I was not up for trying it myself but it smelled quite pleasant. The idea was to pour syrup and milk on it and then scrape it, along with the fruit, onto a spoon and eat it. We were told it's good for longevity (though it doesn't seem to have helped its original owners in that respect).

Can any knowledgeable reader tell me what my braver friends were really eating?


Is being British a skill?

Unusually for me, I have spent much of this week in the presence of Brits; first at a conference in Shanghai addressed by "civic leaders" from two Northern Cities whose football teams now contribute most to their GDP. One was an ex-teacher and the other an ex-social worker. Both were, as we say up North, "gobs on sticks" and both were (of course) Socialists. As representatives of modern Britain, they were - sadly - spot on. What was interesting was not what they had to say but the supreme confidence with which they said it. Here in one of the oldest continuous civilisations on the planet; the second largest economy after the USA; with one quarter of the world's people and one of the fastest growth rates anywhere, these mediocrities held forth with an arrogance born of never being challenged in the political desert they call home.

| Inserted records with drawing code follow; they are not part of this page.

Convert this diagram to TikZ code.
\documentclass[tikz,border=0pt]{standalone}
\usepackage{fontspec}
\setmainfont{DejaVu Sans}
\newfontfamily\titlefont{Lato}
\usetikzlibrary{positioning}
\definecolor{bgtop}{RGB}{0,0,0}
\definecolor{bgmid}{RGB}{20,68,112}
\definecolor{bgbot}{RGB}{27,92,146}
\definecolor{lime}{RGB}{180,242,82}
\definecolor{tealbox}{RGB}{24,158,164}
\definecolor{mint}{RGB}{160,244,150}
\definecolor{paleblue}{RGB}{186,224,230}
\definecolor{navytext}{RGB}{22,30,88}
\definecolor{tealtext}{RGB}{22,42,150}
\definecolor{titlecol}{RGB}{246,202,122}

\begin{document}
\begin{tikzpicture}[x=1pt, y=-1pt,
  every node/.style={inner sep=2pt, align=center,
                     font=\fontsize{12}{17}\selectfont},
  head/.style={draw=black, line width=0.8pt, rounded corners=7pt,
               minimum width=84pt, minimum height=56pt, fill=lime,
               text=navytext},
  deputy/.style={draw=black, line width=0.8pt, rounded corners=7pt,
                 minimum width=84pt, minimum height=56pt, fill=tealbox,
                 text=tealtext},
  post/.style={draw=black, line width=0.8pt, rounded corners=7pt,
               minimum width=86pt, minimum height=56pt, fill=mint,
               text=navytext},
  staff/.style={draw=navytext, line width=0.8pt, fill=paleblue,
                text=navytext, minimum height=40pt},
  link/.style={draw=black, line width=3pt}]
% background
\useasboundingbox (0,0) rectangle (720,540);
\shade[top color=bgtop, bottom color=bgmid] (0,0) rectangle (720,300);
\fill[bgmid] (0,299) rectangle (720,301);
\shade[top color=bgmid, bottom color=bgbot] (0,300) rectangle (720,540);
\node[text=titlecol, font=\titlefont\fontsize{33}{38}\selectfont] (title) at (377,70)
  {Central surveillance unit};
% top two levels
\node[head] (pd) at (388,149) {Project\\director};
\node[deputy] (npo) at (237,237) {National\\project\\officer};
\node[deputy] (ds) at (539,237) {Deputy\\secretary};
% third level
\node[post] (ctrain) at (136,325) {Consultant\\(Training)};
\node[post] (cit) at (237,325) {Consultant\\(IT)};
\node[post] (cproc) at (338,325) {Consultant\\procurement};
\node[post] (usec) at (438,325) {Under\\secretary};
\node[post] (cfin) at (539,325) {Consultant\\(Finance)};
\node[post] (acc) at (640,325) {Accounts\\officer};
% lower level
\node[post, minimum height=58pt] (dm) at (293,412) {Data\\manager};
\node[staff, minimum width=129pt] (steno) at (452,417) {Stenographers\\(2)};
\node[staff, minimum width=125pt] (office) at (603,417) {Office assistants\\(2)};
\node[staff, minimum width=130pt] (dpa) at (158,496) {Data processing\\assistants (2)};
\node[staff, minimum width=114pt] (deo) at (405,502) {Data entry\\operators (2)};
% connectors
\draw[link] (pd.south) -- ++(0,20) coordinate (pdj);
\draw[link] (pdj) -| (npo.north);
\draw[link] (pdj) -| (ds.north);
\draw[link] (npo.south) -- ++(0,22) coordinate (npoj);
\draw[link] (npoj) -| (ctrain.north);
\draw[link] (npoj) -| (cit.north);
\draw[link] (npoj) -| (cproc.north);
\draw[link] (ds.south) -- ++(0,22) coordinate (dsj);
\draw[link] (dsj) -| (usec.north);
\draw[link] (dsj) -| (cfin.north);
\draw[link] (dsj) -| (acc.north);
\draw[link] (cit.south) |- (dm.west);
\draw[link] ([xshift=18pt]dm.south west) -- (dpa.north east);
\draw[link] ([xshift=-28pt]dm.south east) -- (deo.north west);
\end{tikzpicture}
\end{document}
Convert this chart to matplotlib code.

The Chinese participants were, as Chinese people are, very polite. They nodded as the "civic leaders" spoke of their cities' long-gone glory days. As they spoke I reflected that the city leaders of those times were not subsidy hounds like them, but shipping magnates and industrialists on the give, not the take. I am pretty sure they were higher grade human material than their modern equivalents. I am also pretty sure that the Chinese at the conference thought the connection to modern realities as tenuous as I did.

The next night I heard an English judge give a speech to assembled Chinese lawyers. I winced as he said how happy we were to help them develop their legal system. These people, m'lud, had a legal system when your ancestors were painting themselves blue. I am as proud of the English Common Law as the next lawyer, and probably more convinced of its usefulness in international commerce, but I am respectful (having practised law across the great Civil Law/Common Law divide) of the merits of other systems. His Chinese counterpart made a cheery remark about how a young lawyers exchange scheme had been discontinued because "we understand the British Government has some financial difficulties." You could see the twinkle in his eyes as he said it. What he didn't say (because stating the obvious is not a Chinese vice) was that If they thought there was real value in the scheme, their government has no such difficulties.

Perhaps I am being unfair. Most of the people at both UKTI-sponsored events were (a) serious and talented professionals and (b) nice people. It does strike me however that Brits are still - for all the humiliations of the last century - too quick to assume that there is something extra special about their knowledge and experience. We have as good a contribution to make as anyone else, of course - and the widespread use of our language makes it easier for us to make it - but quite what possesses the citizens of a small country with a crumbling economy to exhibit such collective bravado is beyond me.